Taking up our cross, no matter what shape our vocation takes, hardly means putting up with difficult people, or to live with the trials and tribulations of an average life. It means pressing forward under the weight of the instrument of our own death, death to self, death to having things our own way, and it may be to carry that weight through a jeering mob, who despise you and what you stand for, because they first despise Jesus. If servants can’t expect any more than to be like their master, Christians’ lives are forfeit from the moment they begin following Christ. Those who wish to follow him must understand from the start that they are surrendering their lives to Christ. And those who do not acknowledge Jesus as having the right to demand of them their lives and the submission of their wills, have yet to be truly converted.
To take up our cross is to stop along our way, on the well-worn paths of our lives. It is to die to self, and it is to live for Christ. It means to deny ourselves and our wills as the ruling force within us. It has been said that if hell has a national anthem it is, Frank Sinatra’s, “I did it my way.” Christians are called to think higher thoughts than “What should I like to do?” but “What would the Lord of my life have me do?”

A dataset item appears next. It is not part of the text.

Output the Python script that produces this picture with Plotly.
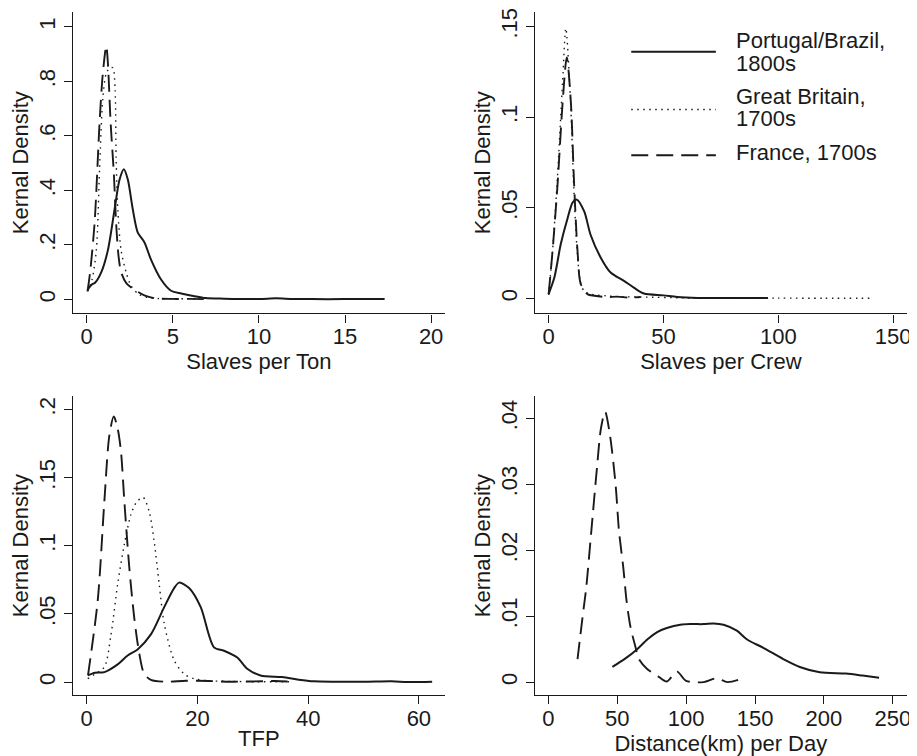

It’s a life we greatly admire in others, in Moses, the prophets, the apostles, saints and patriarchs who throughout the ages have been the lights in their generations. But they don’t shine bright because they had some bright idea. They shine bright, like a candle does, giving light to the world, at the expense of their own substance. Do we have the courage to die now, conforming our lives to a pattern not of our own, but to the pattern of the cross, a pattern of holiness, simplicity and self-denial, for our own sake, for the world’s sake, and for the sake of Christ?